> _Work to do_: Skip the pictures. Set down, word for word, the lines from the start of the material up to and including the line with "const yTicks = [0, 5, 10, 15, 20, 25];".

> _Given data_:

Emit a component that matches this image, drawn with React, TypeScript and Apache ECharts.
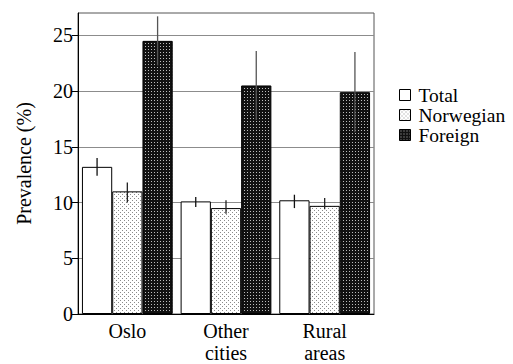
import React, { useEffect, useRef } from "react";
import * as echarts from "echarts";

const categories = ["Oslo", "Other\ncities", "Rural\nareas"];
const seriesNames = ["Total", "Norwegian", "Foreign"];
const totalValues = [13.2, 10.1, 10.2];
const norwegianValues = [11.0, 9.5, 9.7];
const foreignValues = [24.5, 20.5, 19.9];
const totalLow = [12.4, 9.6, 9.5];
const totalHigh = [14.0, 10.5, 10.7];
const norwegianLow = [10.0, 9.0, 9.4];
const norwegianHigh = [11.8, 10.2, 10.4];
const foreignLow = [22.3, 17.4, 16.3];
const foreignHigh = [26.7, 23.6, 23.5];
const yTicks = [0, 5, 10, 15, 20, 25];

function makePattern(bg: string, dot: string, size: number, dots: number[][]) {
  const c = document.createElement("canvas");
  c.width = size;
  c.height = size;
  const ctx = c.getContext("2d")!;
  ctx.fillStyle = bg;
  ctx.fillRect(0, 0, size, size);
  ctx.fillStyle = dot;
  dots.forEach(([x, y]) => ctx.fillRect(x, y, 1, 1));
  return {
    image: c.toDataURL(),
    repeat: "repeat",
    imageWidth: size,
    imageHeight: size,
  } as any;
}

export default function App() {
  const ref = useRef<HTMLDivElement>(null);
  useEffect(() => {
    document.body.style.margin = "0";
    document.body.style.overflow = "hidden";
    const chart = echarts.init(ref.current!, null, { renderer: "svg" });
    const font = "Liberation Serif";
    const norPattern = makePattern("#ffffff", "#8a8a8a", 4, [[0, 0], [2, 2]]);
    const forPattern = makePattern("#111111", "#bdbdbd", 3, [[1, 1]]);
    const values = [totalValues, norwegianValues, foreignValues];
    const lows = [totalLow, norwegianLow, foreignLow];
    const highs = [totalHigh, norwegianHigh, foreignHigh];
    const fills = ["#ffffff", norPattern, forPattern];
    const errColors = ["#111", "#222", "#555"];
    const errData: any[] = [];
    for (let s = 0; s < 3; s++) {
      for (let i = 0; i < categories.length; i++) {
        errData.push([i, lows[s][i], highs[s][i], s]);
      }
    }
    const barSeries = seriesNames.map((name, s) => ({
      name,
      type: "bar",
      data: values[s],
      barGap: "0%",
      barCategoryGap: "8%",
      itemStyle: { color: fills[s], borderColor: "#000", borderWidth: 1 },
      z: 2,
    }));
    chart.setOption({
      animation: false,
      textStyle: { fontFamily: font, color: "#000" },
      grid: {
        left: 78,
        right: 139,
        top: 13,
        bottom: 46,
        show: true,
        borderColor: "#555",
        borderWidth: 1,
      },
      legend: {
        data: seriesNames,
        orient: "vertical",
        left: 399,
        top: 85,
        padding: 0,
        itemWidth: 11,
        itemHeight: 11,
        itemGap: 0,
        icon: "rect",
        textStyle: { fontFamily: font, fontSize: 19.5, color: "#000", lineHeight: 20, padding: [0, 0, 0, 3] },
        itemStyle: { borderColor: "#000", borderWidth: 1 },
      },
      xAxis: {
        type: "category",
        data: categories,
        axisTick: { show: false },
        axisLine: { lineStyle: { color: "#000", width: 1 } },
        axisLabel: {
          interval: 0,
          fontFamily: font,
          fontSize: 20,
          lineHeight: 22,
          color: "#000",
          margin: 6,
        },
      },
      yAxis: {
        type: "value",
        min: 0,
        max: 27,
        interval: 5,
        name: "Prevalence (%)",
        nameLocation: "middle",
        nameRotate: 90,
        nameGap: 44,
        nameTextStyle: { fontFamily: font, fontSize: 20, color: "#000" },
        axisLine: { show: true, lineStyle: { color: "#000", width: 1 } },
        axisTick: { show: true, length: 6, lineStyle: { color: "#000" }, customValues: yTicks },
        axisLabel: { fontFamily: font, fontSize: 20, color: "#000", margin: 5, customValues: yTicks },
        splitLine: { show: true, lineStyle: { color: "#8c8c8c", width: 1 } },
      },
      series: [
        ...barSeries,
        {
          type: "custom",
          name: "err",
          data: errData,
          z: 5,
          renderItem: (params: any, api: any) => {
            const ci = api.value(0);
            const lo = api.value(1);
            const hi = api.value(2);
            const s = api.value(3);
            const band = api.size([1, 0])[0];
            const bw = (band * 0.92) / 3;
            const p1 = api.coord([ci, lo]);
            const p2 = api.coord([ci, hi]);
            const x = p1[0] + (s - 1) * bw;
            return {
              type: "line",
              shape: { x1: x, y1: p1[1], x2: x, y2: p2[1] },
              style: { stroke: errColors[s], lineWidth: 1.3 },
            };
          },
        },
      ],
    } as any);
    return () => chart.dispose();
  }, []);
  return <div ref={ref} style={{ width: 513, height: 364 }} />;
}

> _Task solution_:
Emit a component that matches this image, drawn with React, TypeScript and Apache ECharts.
import React, { useEffect, useRef } from "react";
import * as echarts from "echarts";

const categories = ["Oslo", "Other\ncities", "Rural\nareas"];
const seriesNames = ["Total", "Norwegian", "Foreign"];
const totalValues = [13.2, 10.1, 10.2];
const norwegianValues = [11.0, 9.5, 9.7];
const foreignValues = [24.5, 20.5, 19.9];
const totalLow = [12.4, 9.6, 9.5];
const totalHigh = [14.0, 10.5, 10.7];
const norwegianLow = [10.0, 9.0, 9.4];
const norwegianHigh = [11.8, 10.2, 10.4];
const foreignLow = [22.3, 17.4, 16.3];
const foreignHigh = [26.7, 23.6, 23.5];
const yTicks = [0, 5, 10, 15, 20, 25];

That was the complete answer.